→ **SOURCE RECORDS**:
--- Start ---

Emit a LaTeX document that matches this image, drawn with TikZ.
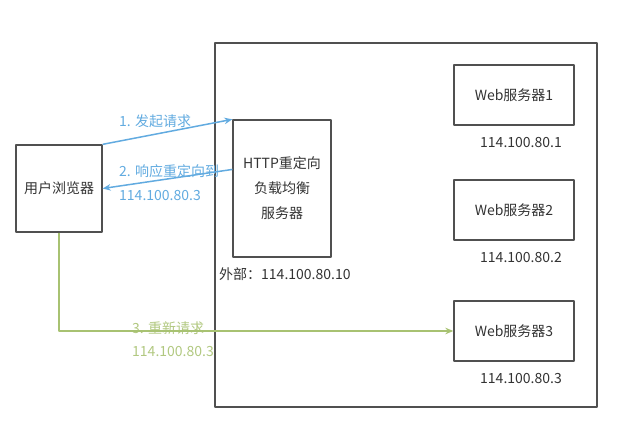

--- End ---
--- Start ---

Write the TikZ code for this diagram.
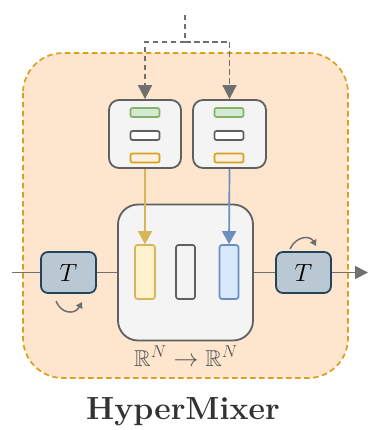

--- End ---
--- Start ---

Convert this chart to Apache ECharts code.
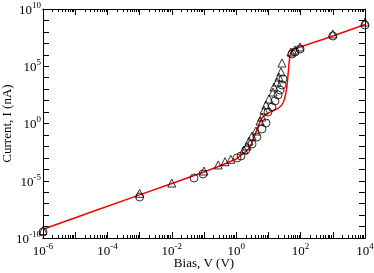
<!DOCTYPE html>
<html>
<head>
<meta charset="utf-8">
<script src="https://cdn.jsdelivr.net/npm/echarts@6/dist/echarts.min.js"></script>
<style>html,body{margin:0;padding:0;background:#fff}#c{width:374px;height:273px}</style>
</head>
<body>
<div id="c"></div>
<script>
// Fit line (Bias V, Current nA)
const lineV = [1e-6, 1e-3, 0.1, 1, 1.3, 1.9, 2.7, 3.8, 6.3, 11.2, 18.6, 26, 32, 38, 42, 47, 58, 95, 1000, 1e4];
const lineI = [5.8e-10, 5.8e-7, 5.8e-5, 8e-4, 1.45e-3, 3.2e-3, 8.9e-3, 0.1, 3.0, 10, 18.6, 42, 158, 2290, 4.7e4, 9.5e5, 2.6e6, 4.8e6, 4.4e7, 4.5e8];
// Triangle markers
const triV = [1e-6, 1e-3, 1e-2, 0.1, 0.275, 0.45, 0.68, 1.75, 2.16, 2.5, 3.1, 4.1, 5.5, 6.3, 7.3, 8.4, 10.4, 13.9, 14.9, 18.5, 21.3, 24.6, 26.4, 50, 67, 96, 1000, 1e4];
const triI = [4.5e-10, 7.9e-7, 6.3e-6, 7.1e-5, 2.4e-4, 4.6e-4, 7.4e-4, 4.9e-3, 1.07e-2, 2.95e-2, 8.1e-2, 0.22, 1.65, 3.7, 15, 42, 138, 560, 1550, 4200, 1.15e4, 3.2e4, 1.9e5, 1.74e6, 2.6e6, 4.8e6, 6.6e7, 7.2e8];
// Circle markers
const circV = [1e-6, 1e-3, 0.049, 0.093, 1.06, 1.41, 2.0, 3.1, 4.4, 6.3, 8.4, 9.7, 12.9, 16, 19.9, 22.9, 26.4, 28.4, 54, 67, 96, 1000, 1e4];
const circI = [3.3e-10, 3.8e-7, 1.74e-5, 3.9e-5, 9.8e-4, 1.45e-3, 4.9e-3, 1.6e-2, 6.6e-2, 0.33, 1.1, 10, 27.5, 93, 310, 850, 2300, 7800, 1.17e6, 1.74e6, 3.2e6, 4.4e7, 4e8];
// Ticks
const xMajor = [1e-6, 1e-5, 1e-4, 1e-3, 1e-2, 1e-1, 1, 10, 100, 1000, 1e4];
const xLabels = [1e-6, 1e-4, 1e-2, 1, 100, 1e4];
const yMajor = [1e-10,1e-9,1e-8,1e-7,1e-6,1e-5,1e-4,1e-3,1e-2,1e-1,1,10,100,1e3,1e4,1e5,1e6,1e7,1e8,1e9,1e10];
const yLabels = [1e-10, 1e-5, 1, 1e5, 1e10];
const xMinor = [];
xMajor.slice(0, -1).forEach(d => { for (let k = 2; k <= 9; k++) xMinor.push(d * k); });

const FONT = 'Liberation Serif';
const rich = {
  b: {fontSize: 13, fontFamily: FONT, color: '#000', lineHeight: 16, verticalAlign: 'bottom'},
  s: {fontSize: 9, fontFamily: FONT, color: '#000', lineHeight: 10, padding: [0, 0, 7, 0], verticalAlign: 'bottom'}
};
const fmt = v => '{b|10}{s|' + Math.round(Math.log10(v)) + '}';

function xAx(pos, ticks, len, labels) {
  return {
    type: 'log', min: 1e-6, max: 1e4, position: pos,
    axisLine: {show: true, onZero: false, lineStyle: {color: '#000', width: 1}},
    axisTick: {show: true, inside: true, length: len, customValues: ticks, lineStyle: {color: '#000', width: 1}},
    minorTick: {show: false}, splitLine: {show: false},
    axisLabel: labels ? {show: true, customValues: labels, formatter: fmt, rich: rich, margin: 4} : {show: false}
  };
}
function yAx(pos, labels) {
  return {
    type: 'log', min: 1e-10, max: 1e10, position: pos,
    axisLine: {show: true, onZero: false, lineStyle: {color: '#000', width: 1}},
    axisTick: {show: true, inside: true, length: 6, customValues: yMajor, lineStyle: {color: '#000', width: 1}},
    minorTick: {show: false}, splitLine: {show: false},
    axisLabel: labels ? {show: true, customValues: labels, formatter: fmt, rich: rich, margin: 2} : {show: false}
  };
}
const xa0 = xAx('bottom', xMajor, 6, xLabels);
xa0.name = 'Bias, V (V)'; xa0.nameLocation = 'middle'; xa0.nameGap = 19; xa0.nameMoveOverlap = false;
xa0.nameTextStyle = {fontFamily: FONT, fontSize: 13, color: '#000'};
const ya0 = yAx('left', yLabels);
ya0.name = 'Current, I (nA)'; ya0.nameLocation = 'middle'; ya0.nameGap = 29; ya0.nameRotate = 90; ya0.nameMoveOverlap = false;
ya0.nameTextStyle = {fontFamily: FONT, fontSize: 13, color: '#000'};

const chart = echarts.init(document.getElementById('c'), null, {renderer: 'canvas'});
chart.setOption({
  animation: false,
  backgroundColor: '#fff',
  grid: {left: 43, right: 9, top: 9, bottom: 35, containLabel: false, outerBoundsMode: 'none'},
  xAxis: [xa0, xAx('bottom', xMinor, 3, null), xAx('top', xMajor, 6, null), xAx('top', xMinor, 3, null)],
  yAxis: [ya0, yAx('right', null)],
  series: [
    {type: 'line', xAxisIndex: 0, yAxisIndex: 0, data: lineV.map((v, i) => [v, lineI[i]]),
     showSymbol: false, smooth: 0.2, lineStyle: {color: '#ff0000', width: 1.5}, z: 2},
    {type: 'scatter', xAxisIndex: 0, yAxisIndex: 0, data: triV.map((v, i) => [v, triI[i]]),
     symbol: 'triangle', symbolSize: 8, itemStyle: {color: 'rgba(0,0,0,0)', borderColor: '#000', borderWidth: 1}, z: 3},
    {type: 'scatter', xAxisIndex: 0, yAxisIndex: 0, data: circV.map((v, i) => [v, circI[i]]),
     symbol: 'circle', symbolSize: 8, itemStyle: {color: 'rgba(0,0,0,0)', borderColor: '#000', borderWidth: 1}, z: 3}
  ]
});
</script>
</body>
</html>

--- End ---

→ **EXERCISE TASK**:
Search the data for the string "code" and copy each line where it appears.

→ **THE SOLUTION**:
Write the TikZ code for this diagram.
Convert this chart to Apache ECharts code.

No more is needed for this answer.